Bobby Kennedy got involved in a messy sexual affair with Marilyn in the summer of 1962 when he was sent out to Los Angeles by his brother Jack to convince the screen goddess to stop calling the President at the White House. The President was not going to divorce Jackie and marry her.
But Bobby fell under her spell and slipped into the bedroom with Marilyn. “It wasn’t Bobby’s intention, but that evening they became lovers and spent the night in our guest bedroom,” Peter Lawford later revealed.
Marilyn shifted her attentions to Bobby and started calling the Department of Justice to get the Attorney General on the phone.
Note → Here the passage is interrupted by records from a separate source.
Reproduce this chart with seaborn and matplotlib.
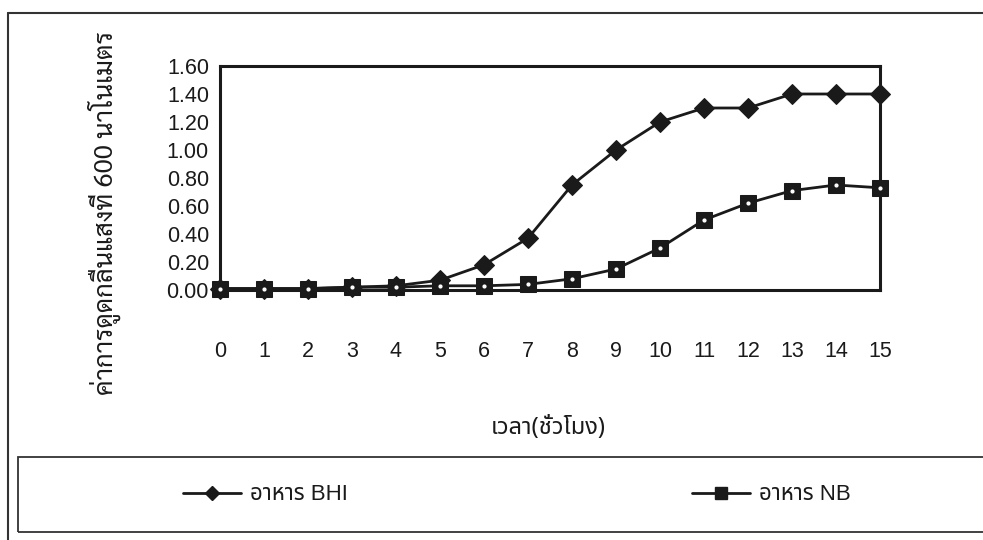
import matplotlib
matplotlib.use("Agg")
import numpy as np
import pandas as pd
import matplotlib.pyplot as plt
import seaborn as sns
from matplotlib.lines import Line2D
from matplotlib.patches import Rectangle

# --------------------------
# data
# --------------------------
hours = list(range(16))
bhi = [0.01, 0.01, 0.01, 0.02, 0.03, 0.07, 0.18, 0.37, 0.75, 1.00,
       1.20, 1.30, 1.30, 1.40, 1.40, 1.40]
nb = [0.01, 0.01, 0.01, 0.02, 0.02, 0.03, 0.03, 0.04, 0.08, 0.15,
      0.30, 0.50, 0.62, 0.71, 0.75, 0.73]
series_names = ["อาหาร BHI", "อาหาร NB"]
yticks = [0.0, 0.2, 0.4, 0.6, 0.8, 1.0, 1.2, 1.4, 1.6]
ylabel = "ค่าการดูดกลืนแสงที่ 600 นาโนเมตร"
xlabel = "เวลา(ชั่วโมง)"

df = pd.DataFrame({
    "hour": hours * 2,
    "value": bhi + nb,
    "series": [series_names[0]] * len(hours) + [series_names[1]] * len(hours),
})

sns.set_style("white")
plt.rcParams["font.family"] = ["Liberation Sans", "Noto Sans Thai"]

ink = "#1a1a1a"
fig = plt.figure(figsize=(9.83, 5.4), dpi=100)
ax = fig.add_axes([220 / 983, 1 - 290 / 540, 660 / 983, 224 / 540])

sns.lineplot(data=df, x="hour", y="value", hue="series", style="series",
             markers={series_names[0]: "D", series_names[1]: "s"},
             dashes=False, palette=[ink, ink], linewidth=2.0,
             markersize=10, markeredgecolor=ink, legend=False, ax=ax,
             clip_on=False, zorder=3)
ax.lines[1].set_markersize(11)
# little white dots inside the NB squares
ax.plot(hours, nb, linestyle="none", marker=".", color="white",
        markersize=4, clip_on=False, zorder=4)

ax.set_xlim(0, 15)
ax.set_ylim(0, 1.6)
ax.set_xticks(hours)
ax.set_yticks(yticks)
ax.set_yticklabels([f"{v:.2f}" for v in yticks])
ax.tick_params(axis="both", direction="inout", length=14, width=1.3,
               color=ink, labelsize=15.5, labelcolor=ink)
ax.tick_params(axis="x", pad=30)
ax.tick_params(axis="y", pad=1)
ax.set_xlabel("")
ax.set_ylabel("")
for s in ax.spines.values():
    s.set_visible(True)
    s.set_color(ink)
    s.set_linewidth(2.2)

fig.text(104 / 983, 1 - 213 / 540, ylabel, rotation=90, ha="center",
         va="center", fontsize=18.5, color=ink,
         family=["Sarabun", "Liberation Sans"])
fig.text(548 / 983, 1 - 428 / 540, xlabel, ha="center", va="center",
         fontsize=17, color=ink, family=["Noto Sans Thai", "Liberation Sans"])

# outer chart frame and legend box
fig.add_artist(Line2D([8 / 983, 1], [1 - 13 / 540, 1 - 13 / 540],
                      transform=fig.transFigure, color="#333333", lw=1.5))
fig.add_artist(Line2D([8 / 983, 8 / 983], [0, 1 - 13 / 540],
                      transform=fig.transFigure, color="#333333", lw=1.5))
fig.add_artist(Rectangle((18 / 983, 1 - 532 / 540), 1.0, 75 / 540,
                         transform=fig.transFigure, fill=False,
                         edgecolor="#333333", lw=1.3))

handles = [
    Line2D([], [], color=ink, lw=2.0, marker="D", markersize=7),
    Line2D([], [], color=ink, lw=2.0, marker="s", markersize=8),
]
leg = fig.legend(handles, series_names, loc="center left", ncol=2,
                 bbox_to_anchor=(163 / 983, 1 - 495 / 540), frameon=False,
                 fontsize=16, handlelength=2.6, handletextpad=0.4,
                 columnspacing=15.5)
for t in leg.get_texts():
    t.set_color(ink)

fig.savefig("out.png", dpi=100, facecolor="white")
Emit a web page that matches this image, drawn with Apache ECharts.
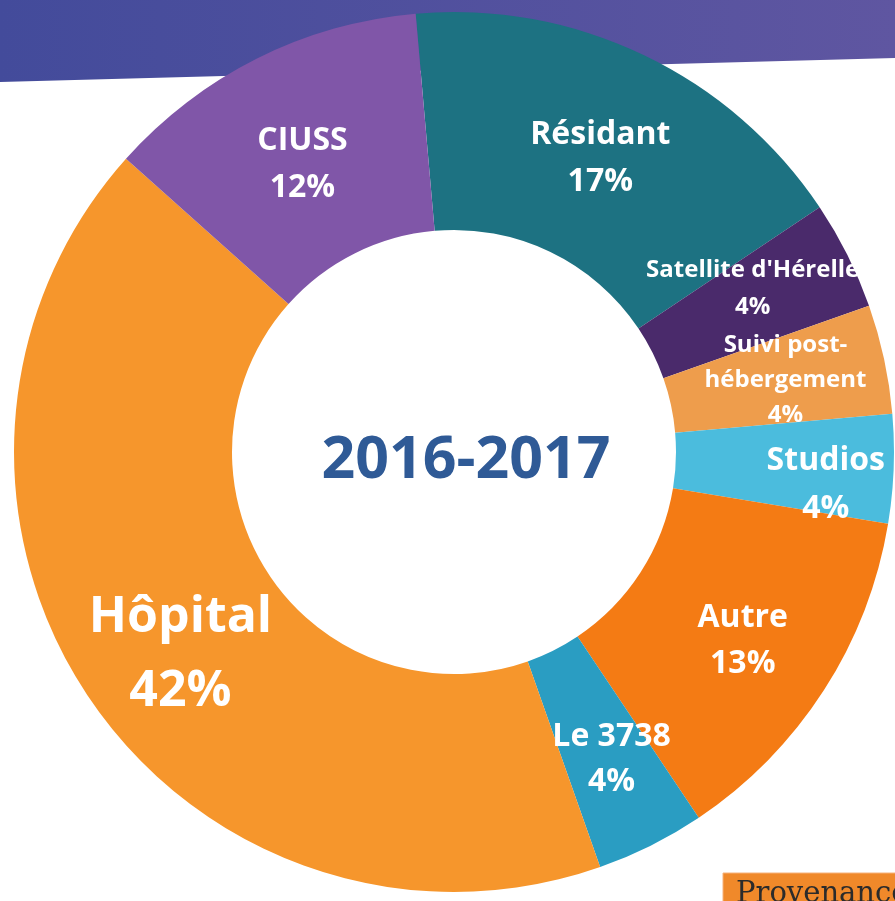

She was now madly in love with Bobby, who had promised to marry her and leave Ethel, Lawford said, despite the Kennedy brothers ‘passing her around like a football’ and making her feel like a piece of meat.
But when Bobby began to pull away, Marilyn threatened Bobby with a press conference where she would reveal her illicit affairs with Jack and Bobby and all the dangerous secrets she knew about the Kennedys and had written in the little red diary she kept hidden.
Bobby demanded to know where the diary was. ‘We have to know’, he screamed at her, claim the authors. Marilyn was not going to give it up. Bobby’s response was to call Dr. Ralph Greenson, Marilyn’s psychiatrist, with whom she was also sleeping.
Peter Lawford had learned about her affair with Greenson when he listened to tapes from the recording devices hidden in Marilyn’s house by the FBI, among others. “Greenson had thus been set up by Bobby Kennedy to ‘take care’ of Marilyn”…the authors wrote.